Perhaps this is because I’m not looking to change my mind about the candidates or the issues. Remarkably, the polls indicate that most Americans have already decided how they will vote. If this is the case, we should have the election today. What is the use of allowing the two campaigns to continue blowing millions of dollars in each other’s faces for three more months? All they seem capable of doing is seizing on incendiary comments and flooding the airwaves with repetitive sound bites. Few ideas are being discussed and fewer minds are being affected by the discourse.  Such raucous, ineffectual debate causes us to tune out. Meanwhile the people and the parties are deluded, assuming that the election will provide a mandate validating pursuit of their agenda.

 

This will be the third presidential election for which I will be eligible to vote. Unless the election is a rout I doubt there will be a true mandate. Majority opinions determined by the discrepancies of one day’s voter turnout will not change the political or social make-up of the country overnight. After the election, same as before, one party aligning roughly 50% of voters, will still face the other, momentarily defeated yet still equally powerful party. Whatever is deemed unacceptable in one organization’s platform will be the basis of the next campaign, and in the meantime, uncompromising argument will suspend the deadlock in Congress.

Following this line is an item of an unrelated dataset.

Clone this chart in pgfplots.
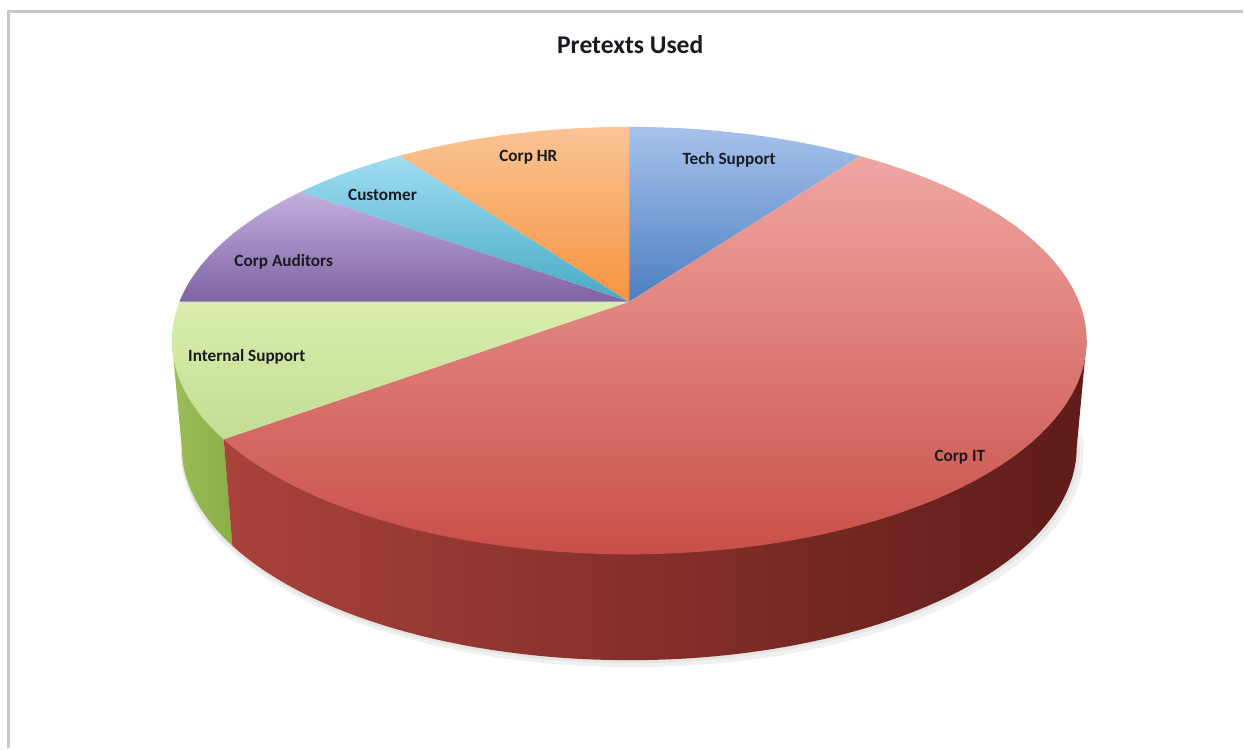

There is our shame. Congress is lame. The president is lame. Everyone, even the poor farmers in the Midwest whose lives have been destroyed by this summer’s drought, are sweating it out, waiting for elected officials to work together and provide relief. Afraid to compromise, our leaders are rendered extremists. Desperate to win reelection, they must fixate on inflexible opinions, pretend there is still time to spare and pursue the purest visions for America without losing face amongst their constituents.

Which brings me to your book, Good Muslim, Bad Muslim by Mahmood Mamdani. The author definitely makes a compelling argument validating his claim that Terrorism cannot be defined in black and white terms. His method is to steer through a jumbled Cold War history, highlighting the CIA’s nefarious agreements with fanatical groups, and the secret maneuvers of America’s privatized assault on the dubbed “Evil Empire,” the USSR.

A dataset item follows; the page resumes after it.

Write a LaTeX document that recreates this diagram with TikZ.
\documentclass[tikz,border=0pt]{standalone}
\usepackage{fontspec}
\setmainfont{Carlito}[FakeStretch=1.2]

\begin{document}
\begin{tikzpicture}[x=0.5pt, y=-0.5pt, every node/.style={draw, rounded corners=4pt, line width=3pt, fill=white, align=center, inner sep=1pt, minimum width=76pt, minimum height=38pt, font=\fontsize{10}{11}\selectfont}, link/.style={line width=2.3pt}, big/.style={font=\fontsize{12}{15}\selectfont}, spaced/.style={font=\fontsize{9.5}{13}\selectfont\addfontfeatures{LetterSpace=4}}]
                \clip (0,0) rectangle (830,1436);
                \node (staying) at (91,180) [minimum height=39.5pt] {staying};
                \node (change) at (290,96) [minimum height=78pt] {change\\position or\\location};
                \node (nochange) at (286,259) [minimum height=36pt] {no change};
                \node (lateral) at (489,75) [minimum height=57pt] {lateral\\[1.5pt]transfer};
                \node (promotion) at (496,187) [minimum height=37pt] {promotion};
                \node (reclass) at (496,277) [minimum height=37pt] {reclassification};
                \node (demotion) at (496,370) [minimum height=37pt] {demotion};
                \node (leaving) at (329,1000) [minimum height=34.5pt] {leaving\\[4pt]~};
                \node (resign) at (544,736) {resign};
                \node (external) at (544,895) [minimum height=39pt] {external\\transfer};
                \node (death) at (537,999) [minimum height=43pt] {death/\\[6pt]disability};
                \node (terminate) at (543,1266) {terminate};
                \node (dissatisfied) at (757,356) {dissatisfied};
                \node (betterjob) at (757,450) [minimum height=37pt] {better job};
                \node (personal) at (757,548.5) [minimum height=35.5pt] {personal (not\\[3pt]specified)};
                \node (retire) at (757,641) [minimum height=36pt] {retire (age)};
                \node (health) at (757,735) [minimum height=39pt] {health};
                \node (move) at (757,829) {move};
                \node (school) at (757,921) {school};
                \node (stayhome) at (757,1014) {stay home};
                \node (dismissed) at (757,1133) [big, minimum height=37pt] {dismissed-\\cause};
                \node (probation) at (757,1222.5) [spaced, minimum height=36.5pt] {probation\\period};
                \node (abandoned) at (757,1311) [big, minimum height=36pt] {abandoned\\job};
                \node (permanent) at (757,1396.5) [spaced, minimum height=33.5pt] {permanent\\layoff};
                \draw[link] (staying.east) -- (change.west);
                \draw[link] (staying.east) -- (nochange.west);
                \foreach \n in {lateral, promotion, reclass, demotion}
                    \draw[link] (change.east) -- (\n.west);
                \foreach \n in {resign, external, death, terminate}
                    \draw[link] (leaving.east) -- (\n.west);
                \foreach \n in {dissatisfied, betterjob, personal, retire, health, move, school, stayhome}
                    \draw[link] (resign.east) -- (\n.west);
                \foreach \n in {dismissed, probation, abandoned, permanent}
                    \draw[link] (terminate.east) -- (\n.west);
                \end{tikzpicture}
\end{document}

Indeed, a long paper trail exposes the US feeding arms to untrustworthy allies like the Taliban, Iraq and even Israel. Mamdani uncovers the CIA’s endorsement of the drug trade in order to finance ambitious covert operations. His argument culminates in the admission that a giant opportunity to reform the world and spread democratic values was missed when the Soviet Union crumbled. Whereas their mechanism for governing satellite states and preparing for confrontation with the west was dismantled, America’s war machine remained intact. It would have simply been too costly for the US to disarm voluntarily, not to mention a hard sell to corporate America’s defense companies, who are sustained by arms sales to the third world.

The book jumps around a lot. One chapter we are in South Africa, the next we are in Vietnam or Afghanistan. The thread that runs constant is Mamdani’s exploration of America’s total political fixation on defeating the Soviets, no matter the political cost. He believes we sacrificed our democracy in the process and submitted to an extremist interpretation of events.

I understand how the points that Mamdani advances shock audiences. Nobody wants to hear that their government has lied to secure political outcomes. The sections discussing America’s manipulations of the United Nations in order to secure exemption on key world-policy issues, is particularly disheartening. It appears that there is no instance where the United States used its military, monetary or political influence to achieve a selfless goal. We are always entertaining ulterior motives and maneuvering to dominate a specific market.

Despite the overwhelming evidence of corruption, readers are apt to reject much of Mandami’s argument, or to at least admit that with regard to defeating the Soviet Union, the ends have justified the means. We might not be the all powerful super power we thought we were, but we are still an entity the world looks to in moments of distress.

And so the world awaits our election as anxiously as we do. You write that because we are free from the cold war and the immediate aftershock of 9/11 America is ready for an introspective discussion.  I disagree. I believe that cultural memories extend much further than we commonly realize, and that many cold war battles are still being fought. If we are still in denial of our past failures and unable to accept that our strength is diminished then our democracy will not revive and that conversation you expect will not flourish.  This election will reveal how desperate we are for resources, whether or not corporations have officially purchased the vote, and whether or not the American Dream has been reduced to a mass public need for “entertainment.”